How should I prepare for the Temple? And what’s a Temple recommend? (Under Revision)
For those who are planning missions, I suggest that you go talk to your Bishop at least a year before your anticipated departure date. Perhaps you could ask your Bishop for a practice Temple Recommend interview. That way, you become acquainted with the questions you will be asked and the standards that the Lord has set for entering His house. (Ben McGuire lists and discusses the Temple recommend questions in this FAIR article, and you can read about the history of Temple Recommend requirements from the article listed here.) If you have questions or moral issues you need to discuss with your Bishop, having an interview a year ahead of time gives you time to turn, change, and repent.
The Lord does not require perfection to enter the Temples (or they’d be empty!), but He does require you to be living high standards, and demonstrate that you are keeping your baptismal covenants. Once you have gone to the Temple, you will wear garments under the rest of your clothing. These may require a change in your wardrobe, if you have short-shorts, or tank tops, etc. In other words, try to be living the Temple standards in every way for one year before you go.
In terms of spiritual preparation, several things may help. First, pray to be humble and teachable, and especially to have a good experience in the Temple. You may hear negative stories about some people’s first experiences. That does happen, particularly to people who go unprepared in some respect. Even President David O. McKay did not enjoy his first experience at that Temple, because he had not been sufficiently prepared! (See his comments under Does Everyone Have a Good Experience in the Temple?)
It will do you no good to pray for humility and a good experience if you don’t also try to be humble and teachable in your actions. Show the Lord you are willing to be taught by reading the scriptures and other good books and articles that relate to the Temple. (Should I Read Something in Particular Before I Go?)

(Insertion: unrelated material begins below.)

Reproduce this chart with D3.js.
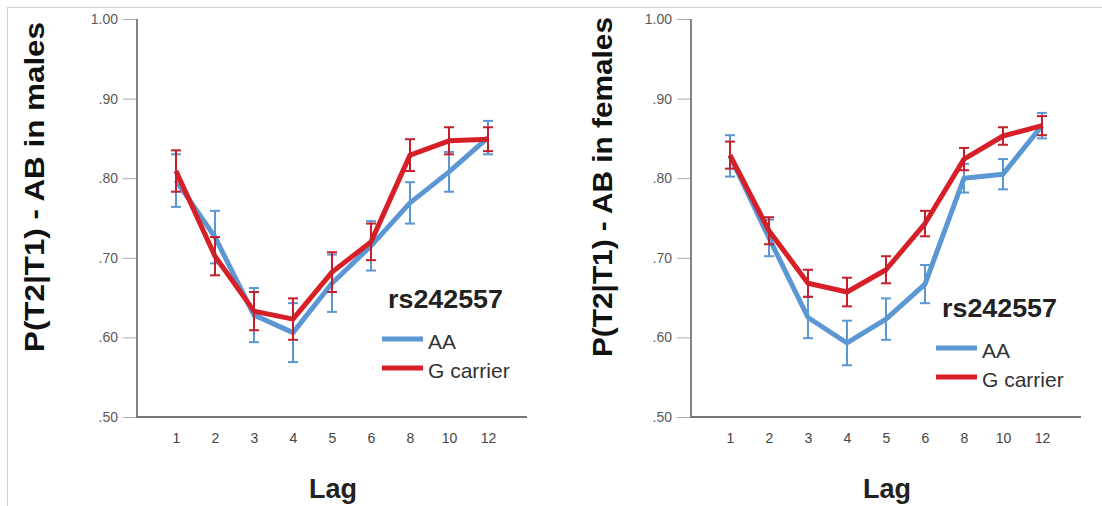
<!DOCTYPE html>
<html>
<head>
<meta charset="utf-8">
<script src="https://cdn.jsdelivr.net/npm/d3@7"></script>
<style>
  body { margin: 0; background: #fff; }
  svg { display: block; font-family: "Liberation Sans", Arial, sans-serif; }
</style>
</head>
<body>
<svg id="chart" width="1102" height="506"></svg>
<script>
"use strict"

// categories (Lag)
var lags = ["1", "2", "3", "4", "5", "6", "8", "10", "12"];
var yTicks = [0.5, 0.6, 0.7, 0.8, 0.9, 1.0];

// males
var malesAA      = [0.797, 0.726, 0.628, 0.606, 0.668, 0.715, 0.769, 0.808, 0.851];
var malesAAErr   = [0.033, 0.033, 0.034, 0.037, 0.036, 0.031, 0.026, 0.025, 0.021];
var malesG       = [0.809, 0.702, 0.633, 0.623, 0.682, 0.720, 0.829, 0.847, 0.849];
var malesGErr    = [0.026, 0.024, 0.024, 0.026, 0.025, 0.023, 0.020, 0.017, 0.015];

// females
var femalesAA    = [0.828, 0.725, 0.625, 0.593, 0.623, 0.667, 0.800, 0.805, 0.866];
var femalesAAErr = [0.026, 0.023, 0.026, 0.028, 0.026, 0.024, 0.018, 0.019, 0.016];
var femalesG     = [0.829, 0.734, 0.668, 0.657, 0.685, 0.743, 0.824, 0.853, 0.866];
var femalesGErr  = [0.017, 0.017, 0.017, 0.018, 0.017, 0.016, 0.014, 0.011, 0.012];

var BLUE = "#5b97d2";
var RED = "#d71f27";
var RED_BAR = "#c4202c";

var svg = d3.select("#chart");

// light frame
svg.append("line").attr("x1", 8).attr("y1", 7.5).attr("x2", 1102).attr("y2", 7.5)
	.attr("stroke", "#d0d0d0").attr("stroke-width", 1);
svg.append("line").attr("x1", 7.5).attr("y1", 7).attr("x2", 7.5).attr("y2", 506)
	.attr("stroke", "#d0d0d0").attr("stroke-width", 1);

function drawPanel(left, yLabel, labelX, labelLen, aa, aaErr, g, gErr, legendTop) {
	var x = d3.scalePoint().domain(lags).range([left, left + 390]).padding(1);
	var y = d3.scaleLinear().domain([0.5, 1.0]).range([417, 19]);
	var panel = svg.append("g");

	// y axis
	var yAxis = d3.axisLeft(y).tickValues(yTicks).tickSize(14).tickPadding(5)
		.tickFormat(function(d) { return d === 1 ? "1.00" : d3.format(".2f")(d).replace(/^0/, ""); });
	var ya = panel.append("g").attr("transform", "translate(" + left + ",0)").call(yAxis);
	ya.select(".domain").remove();
	ya.selectAll(".tick line").attr("stroke", "#aaa").attr("stroke-width", 1);
	ya.selectAll(".tick text").attr("fill", "#5a5a5a").style("font-size", "14px");
	panel.append("line").attr("x1", left).attr("x2", left).attr("y1", 19).attr("y2", 418)
		.attr("stroke", "#666").attr("stroke-width", 1.6);

	// x axis
	var xAxis = d3.axisBottom(x).tickSize(0).tickPadding(16);
	var xa = panel.append("g").attr("transform", "translate(0,417)").call(xAxis);
	xa.select(".domain").remove();
	xa.selectAll(".tick text").attr("fill", "#444").style("font-size", "14px");
	panel.append("line").attr("x1", left).attr("x2", left + 390).attr("y1", 417).attr("y2", 417)
		.attr("stroke", "#777").attr("stroke-width", 1.8);

	// axis titles
	panel.append("text")
		.attr("transform", "translate(" + labelX + ",187) rotate(-90)")
		.attr("text-anchor", "middle").attr("font-weight", "bold")
		.attr("textLength", labelLen).attr("lengthAdjust", "spacingAndGlyphs")
		.style("font-size", "28px").attr("fill", "#111").text(yLabel);
	panel.append("text")
		.attr("x", left + 196).attr("y", 498)
		.attr("text-anchor", "middle").attr("font-weight", "bold")
		.style("font-size", "27px").attr("fill", "#222").text("Lag");

	var line = d3.line().x(function(d, i) { return x(lags[i]); }).y(function(d) { return y(d); });

	function series(vals, errs, color, barColor) {
		panel.append("path").datum(vals).attr("d", line)
			.attr("fill", "none").attr("stroke", color).attr("stroke-width", 5)
			.attr("stroke-linejoin", "round");
		var eb = panel.append("g").selectAll("g").data(vals).enter().append("g");
		eb.append("line")
			.attr("x1", function(d, i) { return x(lags[i]); })
			.attr("x2", function(d, i) { return x(lags[i]); })
			.attr("y1", function(d, i) { return y(d + errs[i]); })
			.attr("y2", function(d, i) { return y(d - errs[i]); })
			.attr("stroke", barColor).attr("stroke-width", 2);
		[1, -1].forEach(function(s) {
			eb.append("line")
				.attr("x1", function(d, i) { return x(lags[i]) - 5; })
				.attr("x2", function(d, i) { return x(lags[i]) + 5; })
				.attr("y1", function(d, i) { return y(d + s * errs[i]); })
				.attr("y2", function(d, i) { return y(d + s * errs[i]); })
				.attr("stroke", barColor).attr("stroke-width", 2);
		});
	}
	series(aa, aaErr, BLUE, BLUE);
	series(g, gErr, RED, RED_BAR);

	// legend
	var lg = panel.append("g").attr("transform", "translate(" + (left + 245) + "," + legendTop + ")");
	lg.append("text").attr("x", 6).attr("y", 10).attr("font-weight", "bold")
		.attr("textLength", 115).attr("lengthAdjust", "spacingAndGlyphs")
		.style("font-size", "26px").attr("fill", "#222").text("rs242557");
	lg.append("line").attr("x1", 0).attr("x2", 41).attr("y1", 41).attr("y2", 41)
		.attr("stroke", BLUE).attr("stroke-width", 5);
	lg.append("text").attr("x", 46).attr("y", 51).style("font-size", "21px").attr("fill", "#333").text("AA");
	lg.append("line").attr("x1", 0).attr("x2", 41).attr("y1", 70).attr("y2", 70)
		.attr("stroke", RED).attr("stroke-width", 5);
	lg.append("text").attr("x", 46).attr("y", 80).style("font-size", "21px").attr("fill", "#333").text("G carrier");
}

drawPanel(137, "P(T2|T1) - AB in males", 44, 330, malesAA, malesAAErr, malesG, malesGErr, 298);
drawPanel(691, "P(T2|T1) - AB in females", 612, 340, femalesAA, femalesAAErr, femalesG, femalesGErr, 307);
</script>
</body>
</html>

Second, ask yourself if your actions and attitudes in regards to your family, friends and others are truly Christ-like. Much of the Gospel centers on how we treat others, not on how “righteous” we are in keeping the outward, visible commandments of attending meetings, or paying tithes and offerings, etc. (Matt. 25:31-46, 23:23, Micah 6:6-8, Isa. 1:10-17)
The altar of the Temple/Tabernacle was where the Israelites were to bring their offerings and sacrifices, but they were to do so in purity of heart. “Therefore if you bring your offering to the altar, and there remember that your brother has something against you, leave your offering there before the altar, and go your way. First be reconciled to your brother, and then come and offer your gift.” (Mat. 5:23-24) In 1890, Elder Francis Lyman, an Apostle, similarly taught that we should be anxious
as to our preparation to go into [the Temple], so that when we go there we will have settled all our quarrels, all our difficulties, all our hardness of heart, bitterness, jealousy and heartburnings, and that we may never do another evil thing in our lives after we have gone through that building.”
-Collected Discourses, Vol. 3. Discourse of Francis Lyman, Oct. 9, 1892.
The Lord does not require perfection of us when we go, but we should be striving to live in such a way that our actions and relations are pleasing to God.
When you come to the Temple and receive your endowment, and kneel at the altar and be sealed, you can live an ordinary life and be an ordinary soul-struggling against temptation, failing and repenting, and failing again and repenting, but always determined to keep your covenants… Then the day will come when you will receive the benediction: “Well done, thou good and faithful servant: thou hast been faithful over a few things, I will make thee ruler over many things; enter thou into the joy of thy lord” (Matthew 25:21).”
-Elder Packer, Let Not Your Heart Be Troubled, 257-258.